>> Begin Stored data

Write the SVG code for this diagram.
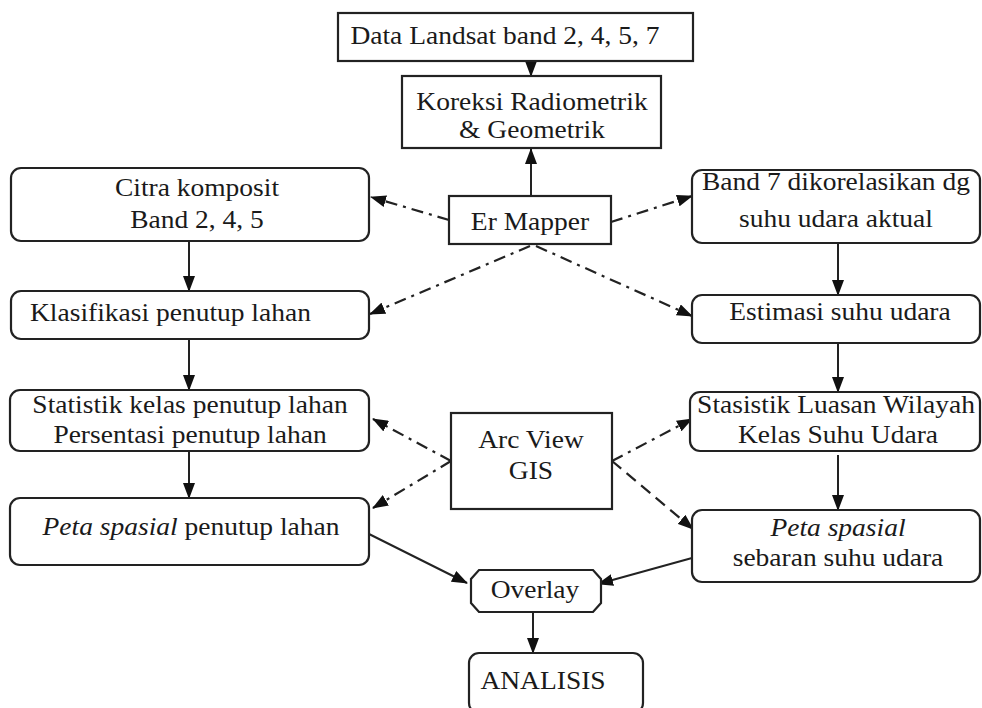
<svg xmlns="http://www.w3.org/2000/svg" width="982" height="708" viewBox="0 0 982 708">
<defs>
<marker id="ah" markerUnits="userSpaceOnUse" markerWidth="16" markerHeight="12" refX="15" refY="6" orient="auto">
<path d="M0,0 L16,6 L0,12 Z" fill="#111"/>
</marker>
<style>
.box{fill:#fff;stroke:#222;stroke-width:2.2}
.t{font-family:'Liberation Serif','Times New Roman',serif;font-size:25px;fill:#1a1a1a}
.c{text-anchor:middle}
.ln{fill:none;stroke:#222;stroke-width:2}
.dd{fill:none;stroke:#222;stroke-width:2.2;stroke-dasharray:12,6,3,6}
.ds{fill:none;stroke:#222;stroke-width:2.2;stroke-dasharray:12,7}
</style>
</defs>
<rect width="982" height="708" fill="#fff"/>
<g id="connectors">
<line class="ln" x1="531" y1="61" x2="531" y2="76" marker-end="url(#ah)"/>
<line class="ln" x1="531" y1="196" x2="531" y2="149" marker-end="url(#ah)"/>
<line class="ln" x1="189" y1="241" x2="189" y2="291" marker-end="url(#ah)"/>
<line class="ln" x1="189" y1="339" x2="189" y2="390" marker-end="url(#ah)"/>
<line class="ln" x1="189" y1="451" x2="189" y2="498" marker-end="url(#ah)"/>
<line class="ln" x1="838" y1="243" x2="838" y2="295" marker-end="url(#ah)"/>
<line class="ln" x1="838" y1="343" x2="838" y2="392" marker-end="url(#ah)"/>
<line class="ln" x1="838" y1="455" x2="838" y2="510" marker-end="url(#ah)"/>
<line class="ln" x1="369" y1="534" x2="467" y2="583" marker-end="url(#ah)"/>
<line class="ln" x1="692" y1="558" x2="598" y2="584" marker-end="url(#ah)"/>
<line class="ln" x1="533" y1="612" x2="533" y2="653" marker-end="url(#ah)"/>
<path class="dd" d="M449,220 L371,197" marker-end="url(#ah)"/>
<path class="dd" d="M611,222 L692,196" marker-end="url(#ah)"/>
<path class="dd" d="M530,246 L370,314" marker-end="url(#ah)"/>
<path class="dd" d="M536,246 L692,316" marker-end="url(#ah)"/>
<path class="dd" d="M451,461 L373,419" marker-end="url(#ah)"/>
<path class="dd" d="M451,461 L373,508" marker-end="url(#ah)"/>
<path class="dd" d="M612,461 L692,419" marker-end="url(#ah)"/>
<path class="ds" d="M612,461 L693,529" marker-end="url(#ah)"/>
</g>
<g id="n-landsat">
<rect class="box" x="338" y="13" width="355" height="48"/>
<text class="t c" transform="translate(505,44) scale(1.1,1)">Data Landsat band 2, 4, 5, 7</text>
</g>
<g id="n-koreksi">
<rect class="box" x="402" y="76" width="259" height="72"/>
<text class="t c" transform="translate(532,110) scale(1.1,1)">Koreksi Radiometrik</text>
<text class="t c" transform="translate(532,138) scale(1.1,1)">&amp; Geometrik</text>
</g>
<g id="n-ermapper">
<rect class="box" x="449" y="196" width="162" height="48"/>
<text class="t c" transform="translate(530,230) scale(1.1,1)">Er Mapper</text>
</g>
<g id="n-citra">
<rect class="box" x="11" y="168" width="358" height="73" rx="10"/>
<text class="t c" transform="translate(197,196) scale(1.1,1)">Citra komposit</text>
<text class="t c" transform="translate(197,228) scale(1.1,1)">Band 2, 4, 5</text>
</g>
<g id="n-klasifikasi">
<rect class="box" x="11" y="291" width="358" height="48" rx="10"/>
<text class="t" transform="translate(30,321) scale(1.1,1)">Klasifikasi penutup lahan</text>
</g>
<g id="n-statistik">
<rect class="box" x="10" y="390" width="359" height="61" rx="10"/>
<text class="t c" transform="translate(190,413) scale(1.1,1)">Statistik kelas penutup lahan</text>
<text class="t c" transform="translate(190,443) scale(1.1,1)">Persentasi penutup lahan</text>
</g>
<g id="n-peta-penutup">
<rect class="box" x="10" y="498" width="359" height="67" rx="10"/>
<text class="t c" transform="translate(191,535) scale(1.1,1)"><tspan font-style="italic">Peta spasial</tspan> penutup lahan</text>
</g>
<g id="n-band7">
<rect class="box" x="692" y="170" width="288" height="73" rx="10"/>
<text class="t c" transform="translate(836,190) scale(1.1,1)">Band 7 dikorelasikan dg</text>
<text class="t c" transform="translate(836,227) scale(1.1,1)">suhu udara aktual</text>
</g>
<g id="n-estimasi">
<rect class="box" x="692" y="295" width="288" height="48" rx="10"/>
<text class="t c" transform="translate(840,320) scale(1.1,1)">Estimasi suhu udara</text>
</g>
<g id="n-arcview">
<rect class="box" x="451" y="413" width="161" height="96"/>
<text class="t c" transform="translate(531,448) scale(1.1,1)">Arc View</text>
<text class="t c" transform="translate(531,479) scale(1.1,1)">GIS</text>
</g>
<g id="n-stasistik">
<rect class="box" x="690" y="392" width="290" height="59" rx="10"/>
<text class="t c" transform="translate(836,413) scale(1.1,1)">Stasistik Luasan Wilayah</text>
<text class="t c" transform="translate(838,443) scale(1.1,1)">Kelas Suhu Udara</text>
</g>
<g id="n-peta-sebaran">
<rect class="box" x="692" y="510" width="288" height="72" rx="10"/>
<text class="t c" font-style="italic" transform="translate(838,536) scale(1.1,1)">Peta spasial</text>
<text class="t c" transform="translate(838,566) scale(1.1,1)">sebaran suhu udara</text>
</g>
<g id="n-overlay">
<path class="box" d="M479,570 L593,570 L601,579 L601,603 L593,612 L479,612 L471,603 L471,579 Z"/>
<text class="t c" transform="translate(535,598) scale(1.1,1)">Overlay</text>
</g>
<g id="n-analisis">
<rect class="box" x="469" y="653" width="174" height="60" rx="10"/>
<text class="t c" transform="translate(543,689) scale(1.1,1)">ANALISIS</text>
</g>
</svg>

>> End Stored data

Except for the pictures, reproduce every line exactly.

§ Written answer:
Write the SVG code for this diagram.
<svg xmlns="http://www.w3.org/2000/svg" width="982" height="708" viewBox="0 0 982 708">
<defs>
<marker id="ah" markerUnits="userSpaceOnUse" markerWidth="16" markerHeight="12" refX="15" refY="6" orient="auto">
<path d="M0,0 L16,6 L0,12 Z" fill="#111"/>
</marker>
<style>
.box{fill:#fff;stroke:#222;stroke-width:2.2}
.t{font-family:'Liberation Serif','Times New Roman',serif;font-size:25px;fill:#1a1a1a}
.c{text-anchor:middle}
.ln{fill:none;stroke:#222;stroke-width:2}
.dd{fill:none;stroke:#222;stroke-width:2.2;stroke-dasharray:12,6,3,6}
.ds{fill:none;stroke:#222;stroke-width:2.2;stroke-dasharray:12,7}
</style>
</defs>
<rect width="982" height="708" fill="#fff"/>
<g id="connectors">
<line class="ln" x1="531" y1="61" x2="531" y2="76" marker-end="url(#ah)"/>
<line class="ln" x1="531" y1="196" x2="531" y2="149" marker-end="url(#ah)"/>
<line class="ln" x1="189" y1="241" x2="189" y2="291" marker-end="url(#ah)"/>
<line class="ln" x1="189" y1="339" x2="189" y2="390" marker-end="url(#ah)"/>
<line class="ln" x1="189" y1="451" x2="189" y2="498" marker-end="url(#ah)"/>
<line class="ln" x1="838" y1="243" x2="838" y2="295" marker-end="url(#ah)"/>
<line class="ln" x1="838" y1="343" x2="838" y2="392" marker-end="url(#ah)"/>
<line class="ln" x1="838" y1="455" x2="838" y2="510" marker-end="url(#ah)"/>
<line class="ln" x1="369" y1="534" x2="467" y2="583" marker-end="url(#ah)"/>
<line class="ln" x1="692" y1="558" x2="598" y2="584" marker-end="url(#ah)"/>
<line class="ln" x1="533" y1="612" x2="533" y2="653" marker-end="url(#ah)"/>
<path class="dd" d="M449,220 L371,197" marker-end="url(#ah)"/>
<path class="dd" d="M611,222 L692,196" marker-end="url(#ah)"/>
<path class="dd" d="M530,246 L370,314" marker-end="url(#ah)"/>
<path class="dd" d="M536,246 L692,316" marker-end="url(#ah)"/>
<path class="dd" d="M451,461 L373,419" marker-end="url(#ah)"/>
<path class="dd" d="M451,461 L373,508" marker-end="url(#ah)"/>
<path class="dd" d="M612,461 L692,419" marker-end="url(#ah)"/>
<path class="ds" d="M612,461 L693,529" marker-end="url(#ah)"/>
</g>
<g id="n-landsat">
<rect class="box" x="338" y="13" width="355" height="48"/>
<text class="t c" transform="translate(505,44) scale(1.1,1)">Data Landsat band 2, 4, 5, 7</text>
</g>
<g id="n-koreksi">
<rect class="box" x="402" y="76" width="259" height="72"/>
<text class="t c" transform="translate(532,110) scale(1.1,1)">Koreksi Radiometrik</text>
<text class="t c" transform="translate(532,138) scale(1.1,1)">&amp; Geometrik</text>
</g>
<g id="n-ermapper">
<rect class="box" x="449" y="196" width="162" height="48"/>
<text class="t c" transform="translate(530,230) scale(1.1,1)">Er Mapper</text>
</g>
<g id="n-citra">
<rect class="box" x="11" y="168" width="358" height="73" rx="10"/>
<text class="t c" transform="translate(197,196) scale(1.1,1)">Citra komposit</text>
<text class="t c" transform="translate(197,228) scale(1.1,1)">Band 2, 4, 5</text>
</g>
<g id="n-klasifikasi">
<rect class="box" x="11" y="291" width="358" height="48" rx="10"/>
<text class="t" transform="translate(30,321) scale(1.1,1)">Klasifikasi penutup lahan</text>
</g>
<g id="n-statistik">
<rect class="box" x="10" y="390" width="359" height="61" rx="10"/>
<text class="t c" transform="translate(190,413) scale(1.1,1)">Statistik kelas penutup lahan</text>
<text class="t c" transform="translate(190,443) scale(1.1,1)">Persentasi penutup lahan</text>
</g>
<g id="n-peta-penutup">
<rect class="box" x="10" y="498" width="359" height="67" rx="10"/>
<text class="t c" transform="translate(191,535) scale(1.1,1)"><tspan font-style="italic">Peta spasial</tspan> penutup lahan</text>
</g>
<g id="n-band7">
<rect class="box" x="692" y="170" width="288" height="73" rx="10"/>
<text class="t c" transform="translate(836,190) scale(1.1,1)">Band 7 dikorelasikan dg</text>
<text class="t c" transform="translate(836,227) scale(1.1,1)">suhu udara aktual</text>
</g>
<g id="n-estimasi">
<rect class="box" x="692" y="295" width="288" height="48" rx="10"/>
<text class="t c" transform="translate(840,320) scale(1.1,1)">Estimasi suhu udara</text>
</g>
<g id="n-arcview">
<rect class="box" x="451" y="413" width="161" height="96"/>
<text class="t c" transform="translate(531,448) scale(1.1,1)">Arc View</text>
<text class="t c" transform="translate(531,479) scale(1.1,1)">GIS</text>
</g>
<g id="n-stasistik">
<rect class="box" x="690" y="392" width="290" height="59" rx="10"/>
<text class="t c" transform="translate(836,413) scale(1.1,1)">Stasistik Luasan Wilayah</text>
<text class="t c" transform="translate(838,443) scale(1.1,1)">Kelas Suhu Udara</text>
</g>
<g id="n-peta-sebaran">
<rect class="box" x="692" y="510" width="288" height="72" rx="10"/>
<text class="t c" font-style="italic" transform="translate(838,536) scale(1.1,1)">Peta spasial</text>
<text class="t c" transform="translate(838,566) scale(1.1,1)">sebaran suhu udara</text>
</g>
<g id="n-overlay">
<path class="box" d="M479,570 L593,570 L601,579 L601,603 L593,612 L479,612 L471,603 L471,579 Z"/>
<text class="t c" transform="translate(535,598) scale(1.1,1)">Overlay</text>
</g>
<g id="n-analisis">
<rect class="box" x="469" y="653" width="174" height="60" rx="10"/>
<text class="t c" transform="translate(543,689) scale(1.1,1)">ANALISIS</text>
</g>
</svg>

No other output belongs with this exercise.